What is a Longevity Annuity?

AAII Journal    November 2014

What Is a Longevity Annuity?

by Stan Haithcock

The new kid on the block in the annuity world is the longevity annuity.

It was actually introduced in 2004, but it has just been in the past few years that this simplistic future income strategy has started to gain traction in the retirement income planning world. If you think you might need contractually guaranteed lifetime income that starts at a future date, then you need to know the details about this unique transfer-of-risk strategy.

Longevity annuities go by many names, and it seems like most financial journalists are confusing the issue with this lack of name uniformity. Longevity annuities have also been called:

• advanced delayed annuities,

• longevity insurance, and

• deferred income annuities (DIAs).

Regardless of which name is used, they are all the same simplistic future pension strategy that I predict will be the most popular type of annuity purchased within the next five years. Currently, the complex and high-agent-commission variable and indexed annuities represent the majority of annuities sold. The key word is “sold.”

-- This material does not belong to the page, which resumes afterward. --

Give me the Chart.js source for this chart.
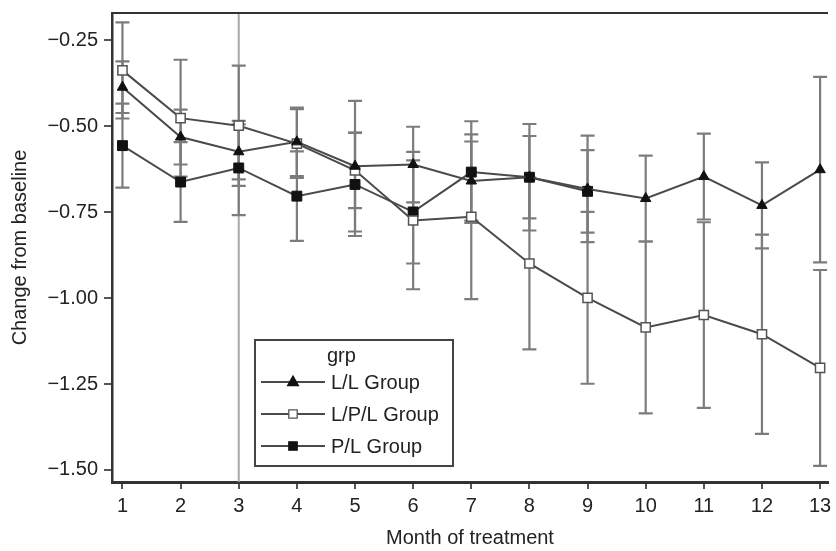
<!DOCTYPE html>
<html>
<head>
<meta charset="utf-8">
<script src="https://cdn.jsdelivr.net/npm/chart.js@4.4.1/dist/chart.umd.min.js"></script>
<style>
  body { margin: 0; background: #fff; }
</style>
</head>
<body>
<canvas id="chart" width="836" height="551"></canvas>
<script>
// months on the x axis
const months = [1, 2, 3, 4, 5, 6, 7, 8, 9, 10, 11, 12, 13];
const yTicks = [-0.25, -0.5, -0.75, -1.0, -1.25, -1.5];
const refMonth = 3;

// group means and half-widths of the error bars
const llMean = [-0.386, -0.531, -0.574, -0.545, -0.616, -0.611, -0.659, -0.648, -0.682, -0.710, -0.646, -0.730, -0.626];
const llErr = [0.075, 0.08, 0.08, 0.10, 0.19, 0.11, 0.115, 0.155, 0.155, 0.125, 0.125, 0.125, 0.27];
const lplMean = [-0.337, -0.476, -0.498, -0.55, -0.628, -0.774, -0.763, -0.899, -0.999, -1.085, -1.049, -1.105, -1.203];
const lplErr = [0.14, 0.17, 0.175, 0.10, 0.11, 0.20, 0.24, 0.25, 0.25, 0.25, 0.27, 0.29, 0.285];
const plMean = [-0.556, -0.662, -0.621, -0.703, -0.669, -0.749, -0.633, -0.648, -0.689];
const plErr = [0.122, 0.116, 0.137, 0.13, 0.15, 0.15, 0.148, 0.12, 0.12];

const groupLabels = ['L/L Group', 'L/P/L Group', 'P/L Group'];
const legendTitle = 'grp';

const FONT = '"Liberation Sans", Arial, sans-serif';
const LINE = '#4a4a4a';

const toPoints = (mean) => mean.map((v, i) => ({ x: months[i], y: v }));

// vertical line at month 3, error bars, top frame line
const extras = {
  id: 'extras',
  beforeDatasetsDraw(chart) {
    const { ctx, chartArea, scales: { x, y } } = chart;
    ctx.save();
    const rx = x.getPixelForValue(refMonth);
    ctx.strokeStyle = '#a8a8a8';
    ctx.lineWidth = 2;
    ctx.beginPath();
    ctx.moveTo(rx, chartArea.top);
    ctx.lineTo(rx, chartArea.bottom);
    ctx.stroke();

    ctx.strokeStyle = '#7c7c7c';
    ctx.lineWidth = 2.2;
    chart.data.datasets.forEach(ds => {
      ds.data.forEach((p, i) => {
        const e = ds.errors[i];
        const px = x.getPixelForValue(p.x);
        const top = y.getPixelForValue(p.y + e);
        const bot = y.getPixelForValue(p.y - e);
        ctx.beginPath();
        ctx.moveTo(px, top); ctx.lineTo(px, bot);
        ctx.moveTo(px - 7, top); ctx.lineTo(px + 7, top);
        ctx.moveTo(px - 7, bot); ctx.lineTo(px + 7, bot);
        ctx.stroke();
      });
    });
    ctx.restore();
  },
  afterDraw(chart) {
    const { ctx, chartArea } = chart;
    ctx.save();
    ctx.strokeStyle = '#333';
    ctx.lineWidth = 2;
    ctx.beginPath();
    ctx.moveTo(chartArea.left, chartArea.top);
    ctx.lineTo(chartArea.right, chartArea.top);
    ctx.stroke();
    ctx.restore();
  }
};

function marker(ctx, style, x, y, r, fill, stroke) {
  ctx.beginPath();
  if (style === 'triangle') {
    ctx.moveTo(x, y - r);
    ctx.lineTo(x + r * 0.9, y + r * 0.6);
    ctx.lineTo(x - r * 0.9, y + r * 0.6);
    ctx.closePath();
  } else {
    ctx.rect(x - r * 0.7, y - r * 0.7, r * 1.4, r * 1.4);
  }
  ctx.fillStyle = fill;
  ctx.fill();
  ctx.strokeStyle = stroke;
  ctx.lineWidth = 1.3;
  ctx.stroke();
}

// boxed legend inside the plot
const boxLegend = {
  id: 'boxLegend',
  afterDraw(chart) {
    const { ctx } = chart;
    const bx = 255, by = 340, bw = 198, bh = 126;
    ctx.save();
    ctx.fillStyle = '#fff';
    ctx.fillRect(bx, by, bw, bh);
    ctx.strokeStyle = '#444';
    ctx.lineWidth = 2;
    ctx.strokeRect(bx, by, bw, bh);
    ctx.fillStyle = '#222';
    ctx.font = '20px ' + FONT;
    ctx.textBaseline = 'alphabetic';
    ctx.fillText(legendTitle, 327, 362);
    chart.data.datasets.forEach((ds, i) => {
      const cy = 382 + i * 32;
      ctx.strokeStyle = LINE;
      ctx.lineWidth = 2;
      ctx.beginPath();
      ctx.moveTo(261, cy);
      ctx.lineTo(325, cy);
      ctx.stroke();
      marker(ctx, ds.pointStyle, 293, cy, 6, ds.pointBackgroundColor, ds.pointBorderColor);
      ctx.fillStyle = '#222';
      ctx.textBaseline = 'middle';
      ctx.fillText(ds.label, 331, cy + 1);
    });
    ctx.restore();
  }
};

new Chart(document.getElementById('chart'), {
  type: 'line',
  data: {
    datasets: [
      {
        label: groupLabels[0], data: toPoints(llMean), errors: llErr,
        borderColor: LINE, borderWidth: 2,
        pointStyle: 'triangle', pointRadius: 6,
        pointBackgroundColor: '#111', pointBorderColor: '#111', pointBorderWidth: 1
      },
      {
        label: groupLabels[1], data: toPoints(lplMean), errors: lplErr,
        borderColor: LINE, borderWidth: 2,
        pointStyle: 'rect', pointRadius: 6.5,
        pointBackgroundColor: '#fff', pointBorderColor: '#555', pointBorderWidth: 1.5
      },
      {
        label: groupLabels[2], data: toPoints(plMean), errors: plErr,
        borderColor: LINE, borderWidth: 2,
        pointStyle: 'rect', pointRadius: 7,
        pointBackgroundColor: '#111', pointBorderColor: '#111', pointBorderWidth: 1
      }
    ]
  },
  options: {
    responsive: false,
    animation: false,
    layout: { padding: { top: 13, left: 0, right: 0, bottom: 0 } },
    plugins: {
      legend: { display: false },
      tooltip: { enabled: false }
    },
    scales: {
      x: {
        type: 'linear',
        min: 0.82,
        max: 13.136,
        afterBuildTicks: s => { s.ticks = months.map(v => ({ value: v })); },
        afterFit: s => { s.height = 69; s.paddingLeft = 0; s.paddingRight = 0; },
        ticks: {
          color: '#222',
          font: { family: FONT, size: 20 },
          padding: 5,
          maxRotation: 0,
          autoSkip: false
        },
        grid: { drawOnChartArea: false, tickLength: 7, color: '#555', lineWidth: 2 },
        border: { display: true, color: '#333', width: 3 },
        title: {
          display: true,
          text: 'Month of treatment',
          color: '#222',
          font: { family: FONT, size: 20 },
          padding: { top: 0, bottom: 1 }
        }
      },
      y: {
        type: 'linear',
        min: -1.535,
        max: -0.17,
        afterBuildTicks: s => { s.ticks = yTicks.map(v => ({ value: v })); },
        afterFit: s => { s.width = 112; s.paddingTop = 0; s.paddingBottom = 0; },
        ticks: {
          color: '#222',
          font: { family: FONT, size: 20 },
          padding: 6,
          callback: v => (v < 0 ? '\u2212' : '') + Math.abs(v).toFixed(2)
        },
        grid: { drawOnChartArea: false, tickLength: 8, color: '#555', lineWidth: 2 },
        border: { display: true, color: '#333', width: 2.5 },
        title: {
          display: true,
          text: 'Change from baseline',
          color: '#222',
          font: { family: FONT, size: 20 },
          padding: { top: 8, bottom: 0 }
        }
      }
    }
  },
  plugins: [extras, boxLegend]
});
</script>
</body>
</html>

Longevity annuities will lead the charge of consumers wanting simplistic and no-annual- fee designs with low agent commissions along with the ability to buy direct (which will also happen in the very near future).

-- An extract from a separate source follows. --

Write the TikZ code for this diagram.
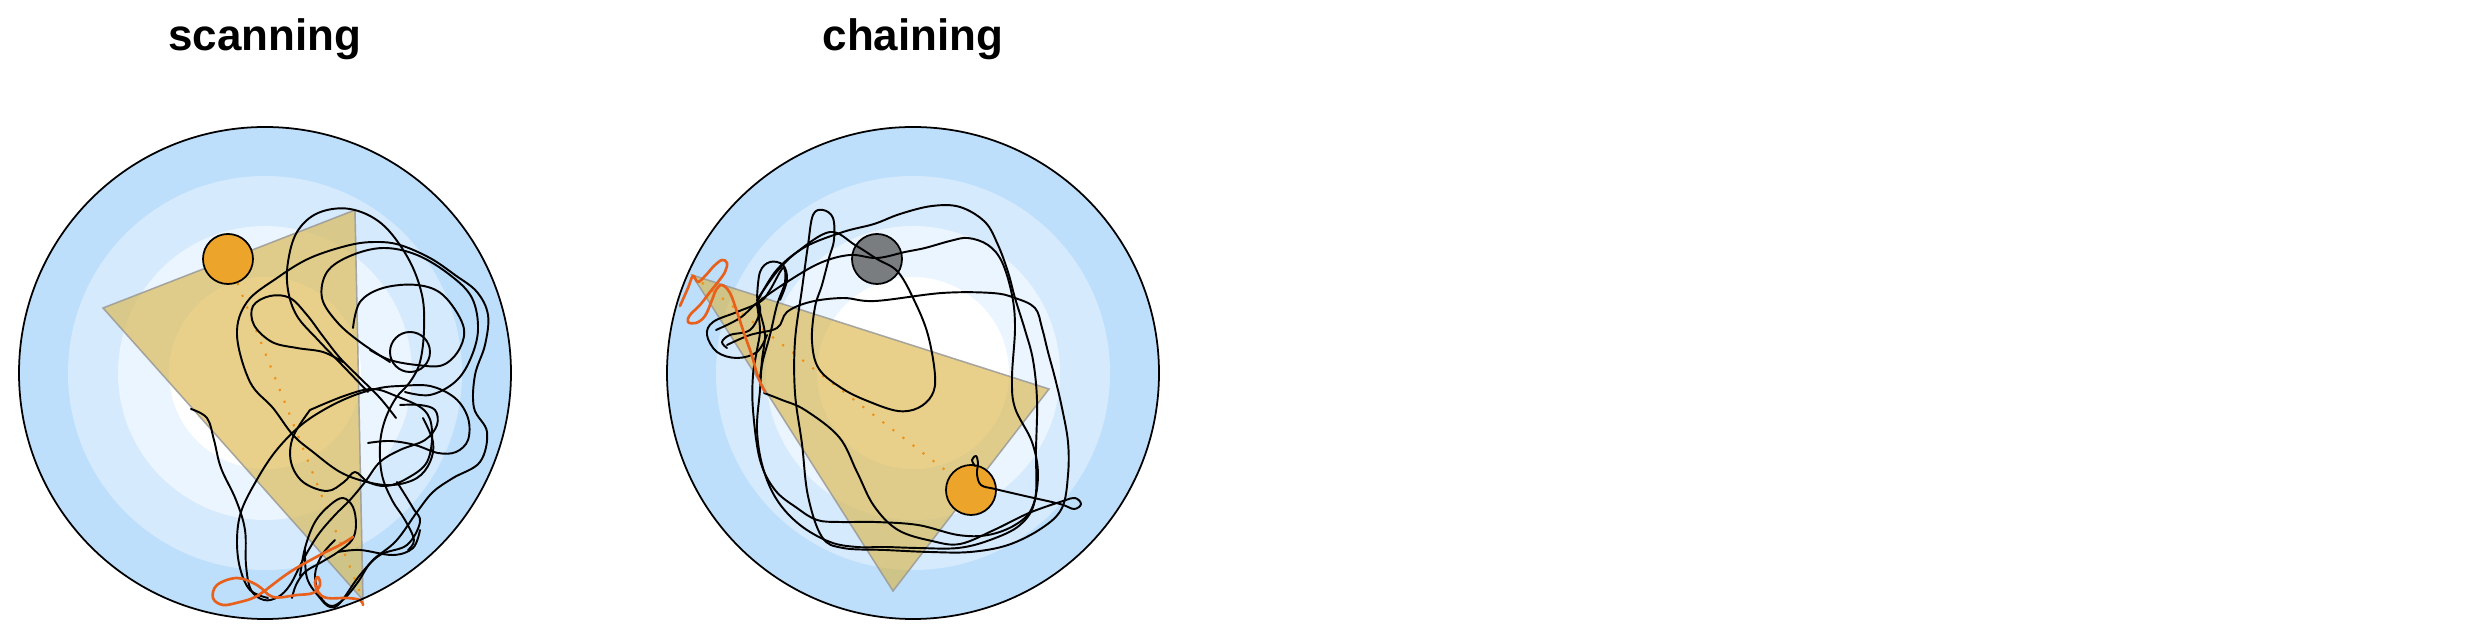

That’s a pretty bold prediction for a product that currently represents less than 2% of all annuities sold, but I stand by this glimpse into the future because longevity annuities are so pro-consumer. At the end of the day, the customer always wins and always dictates product design and distribution. This evolution of the annuity industry is the next financial domino to fall.

There’s a lot of misinformation surrounding the longevity annuity product, so let’s take a look at how these future income strategies work and the ways they could possibly complement your portfolio.

Longevity Annuity Income Structures

If a longevity annuity had a first cousin, it would be a single-premium immediate annuity (SPIA). Just like an SPIA, a longevity annuity has no accumulation portion of the contract and is a pure transfer of risk that is designed to provide a guaranteed lifetime income stream. Longevity annuities and single-premium immediate annuities are pretty much structured the same way, with the primary difference being that SPIAs are for income now and longevity annuities are for income later.

There are many ways to structure the contractual payout of a longevity annuity, and you can customize the policy to meet your exact goals. Below are just a few ways to contractually structure the future income of a longevity annuity. Your agent and adviser should show you all of the options available and fully explain them so you can make an informed decision. The income structure choice is made at the time of application and cannot be changed after the policy is past the free-look period that is specific to each state. The free-look period is a provision that allows you to get out of a policy, within a specific time period, after the contract has been delivered.